When I bought some Premier Oil (LSE: PMO) shares back in September 2015 at 99p apiece, it was based on my thoughts that they were close to a maximum pessimism rating and that a recovering oil price would help the company get its huge debt burden under control.
And well, the price plunged further and trading was suspended, though we’ve seen something of a recovery — but with oil stuck at around $50 per barrel, I’m still waiting for that to pick up.
This week’s update has given me a little more confidence, as the company’s debt refinancing plan is coming together, with everything set to be concluded within the next couple of months. Net debt does still stand at a lofty $2.8bn, but strong production continuing into 2017 has led chief executive Tony Durrant to say: “We plan to be cash flow positive in 2017 with more significant debt reduction in 2018.”
On the production front, Premier reiterated its current full-year guidance at 75,000 barrels of oil equivalent per day, but told us that current production is averaging 82,600 barrels, and that it will “will provide updated production guidance once the summer maintenance period has been completed.“
Many have taken that to mean guidance is likely to be upgraded, especially with Premier’s Catcher field on track for first oil this year and its Zama exploration prospect looking set to spud this month.

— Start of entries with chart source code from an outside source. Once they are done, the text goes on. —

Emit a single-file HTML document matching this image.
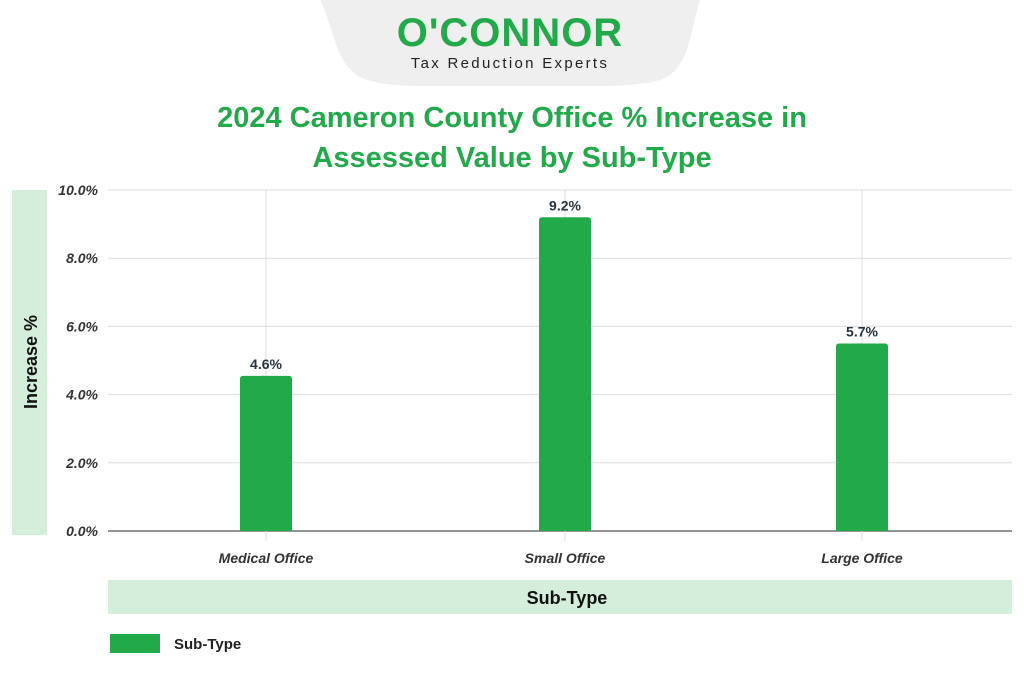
<!DOCTYPE html>
<html><head><meta charset="utf-8"><style>
html,body{margin:0;padding:0;background:#fff;}
body{width:1024px;height:672px;overflow:hidden;font-family:"Liberation Sans",sans-serif;}
</style></head><body>
<svg id="c" width="1024" height="672" viewBox="0 0 1024 672">
  <path d="M320,0 L700,0 C690,30 690,70 660,80 Q640,86 600,86 L420,86 Q380,86 362,78 C335,65 335,30 320,0 Z" fill="#efefef"/>
  <text x="510" y="46" text-anchor="middle" font-size="40" font-weight="bold" fill="#22a94a" letter-spacing="1">O'CONNOR</text>
  <text x="510" y="68" text-anchor="middle" font-size="15" fill="#222" letter-spacing="2.3">Tax Reduction Experts</text>
  <text x="512" y="127" text-anchor="middle" font-size="29" font-weight="bold" fill="#22a94a">2024 Cameron County Office % Increase in</text>
  <text x="512" y="167" text-anchor="middle" font-size="29" font-weight="bold" fill="#22a94a">Assessed Value by Sub-Type</text>
  <rect x="12" y="190" width="35" height="345" fill="#d4eedb"/>
  <text transform="translate(37,362) rotate(-90)" text-anchor="middle" font-size="18" font-weight="bold" fill="#111">Increase %</text>
  <rect x="108" y="580" width="904" height="34" fill="#d4eedb"/>
  <text x="567" y="604" text-anchor="middle" font-size="18" font-weight="bold" fill="#111">Sub-Type</text>
  <rect x="110" y="634" width="50" height="19" fill="#22a94a"/>
  <text x="174" y="649" font-size="15" font-weight="bold" fill="#222">Sub-Type</text>
  <g id="plot"></g>
</svg>
<script>
const categories = ["Medical Office", "Small Office", "Large Office"];
const values = [4.55, 9.2, 5.5];
const valueLabels = ["4.6%", "9.2%", "5.7%"];
const yTicks = [0, 2, 4, 6, 8, 10];
const yTickLabels = ["0.0%", "2.0%", "4.0%", "6.0%", "8.0%", "10.0%"];

const NS = "http://www.w3.org/2000/svg";
const plot = document.getElementById("plot");
const X0 = 108, X1 = 1012, Y0 = 531, Y1 = 190, YMAX = 10;
const y = v => Y0 - (v / YMAX) * (Y0 - Y1);
const centers = [266, 565, 862];
const x = i => centers[i];
function mk(tag, attrs) { const e = document.createElementNS(NS, tag); for (const k in attrs) e.setAttribute(k, attrs[k]); plot.appendChild(e); return e; }

yTicks.forEach((t, i) => {
  const g = mk("line", {x1: X0, x2: X1, y1: y(t), y2: y(t), stroke: t === 0 ? "#555" : "#ddd", "stroke-width": t === 0 ? 1.3 : 1});
  
  
  const l = mk("text", {x: 98, y: y(t) + 5, "text-anchor": "end", "font-size": 14, "font-weight": "bold", "font-style": "italic", fill: "#333"});
  l.textContent = yTickLabels[i];
  
  
});
categories.forEach((c, i) => {
  const v = mk("line", {x1: x(i), x2: x(i), y1: Y1, y2: Y0 + 10, stroke: "#ddd", "stroke-width": 1});
  
  
  const bw = 52, top = y(values[i]);
  const b = mk("path", {d: `M${x(i)-bw/2},${Y0} L${x(i)-bw/2},${top+3} Q${x(i)-bw/2},${top} ${x(i)-bw/2+3},${top} L${x(i)+bw/2-3},${top} Q${x(i)+bw/2},${top} ${x(i)+bw/2},${top+3} L${x(i)+bw/2},${Y0} Z`, fill: "#22a94a"});
  
  
  const vl = mk("text", {x: x(i), y: top - 7, "text-anchor": "middle", "font-size": 14, "font-weight": "bold", fill: "#2a3340"});
  vl.textContent = valueLabels[i];
  
  
  const cl = mk("text", {x: x(i), y: 563, "text-anchor": "middle", "font-size": 14, "font-weight": "bold", "font-style": "italic", fill: "#333"});
  cl.textContent = c;
  
  
});
</script>
</body></html>
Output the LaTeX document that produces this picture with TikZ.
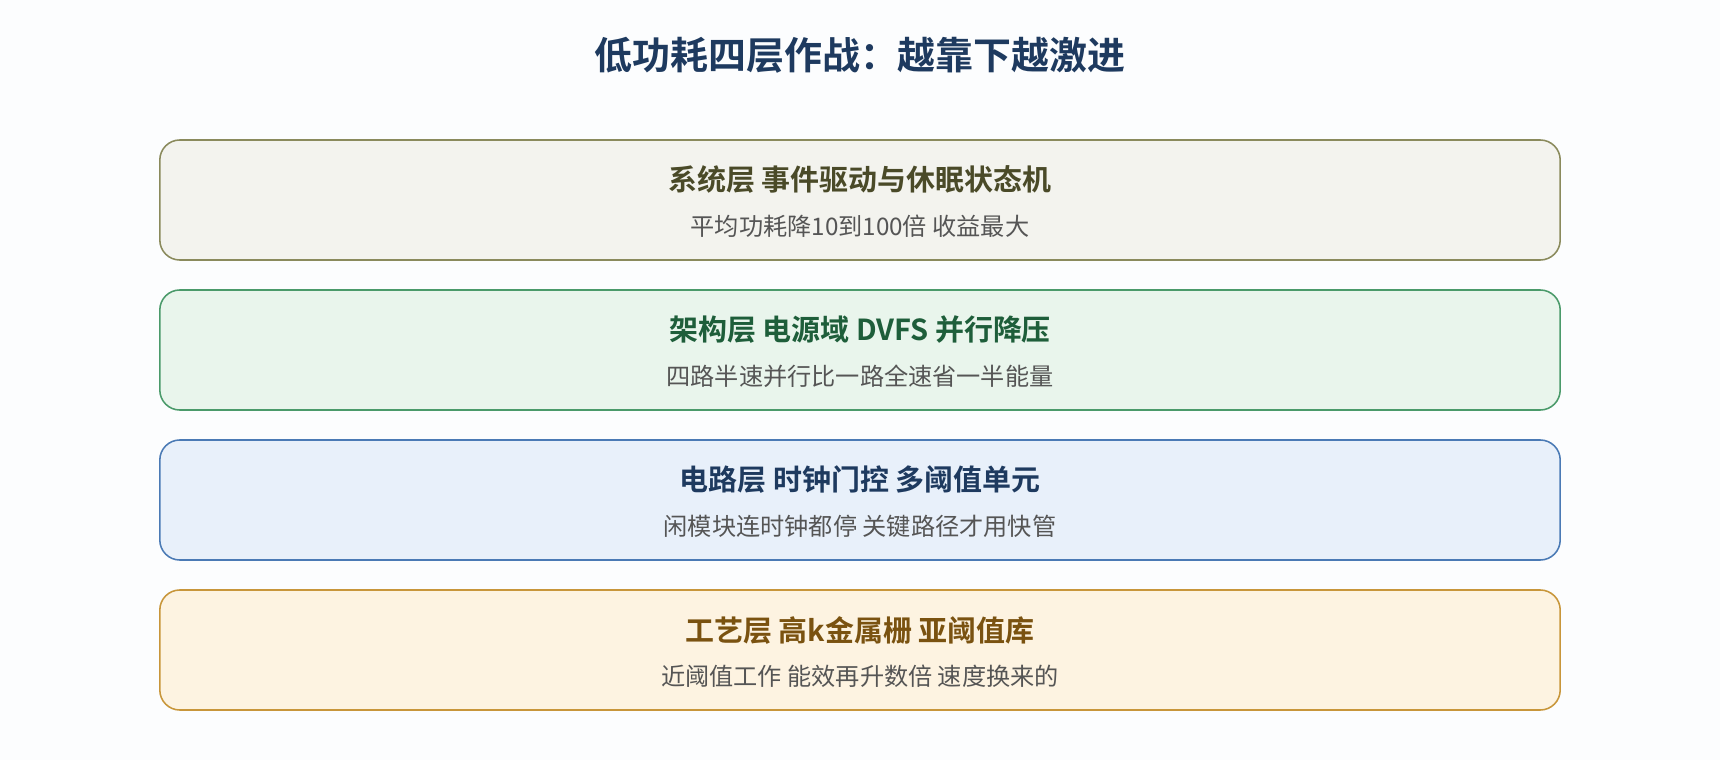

As I write, Premier shares are trading at 59.75p, and I really am thinking this could be close to the end of sub-60p levels — and the finalising of the refinance deal and any upgrading of 2017 expectations might just be the two events needed to bring about an upwards re-rating. I’ll keep waiting for oil prices to rise.
Even bigger debt
The debt mountain pressing on Tullow Oil (LSE: TLW) makes Premier’s seem almost like small change. At December of 2016, net debt stood at $4.8bn, though there has been a $750m rights issue since then.
That cash call shocked the market when it was announced, with observers still hoping that a renegotiated debt deal like Premier’s might save the day, and the share price took a tumble. Since then it’s recovered a little to 201p, but we’re still looking at a decline in 2017 of 35% (while Premier shares are down 19% since the start of the year).
Cost savings and debt reduction are still the order of the day, and Tullow is critically dependent on its reserve-backed lending facilities. But there’s pressure on those, with the firm having agreed to reduce its revolving credit usage significantly in the coming 18 months, and it’s not at all certain that further rights issues won’t be needed.
But in the other lane in the race against time is Tullow’s production prospects. First oil from the firm’s TEN project helping produce positive free cash in the final quarter of 2016 marked a key point — and it will hopefully help accelerate debt reduction this year.
After three years of reported losses, Tullow is finally expected to turn in a pre-tax profit this year, admittedly of only around £165m. But that’s expected to rise to £300m a year later, and it could be the pivot point.
In terms of liquidity, I can still see it coming down to the wire, but I think we’re past the bottom for Tullow shares now.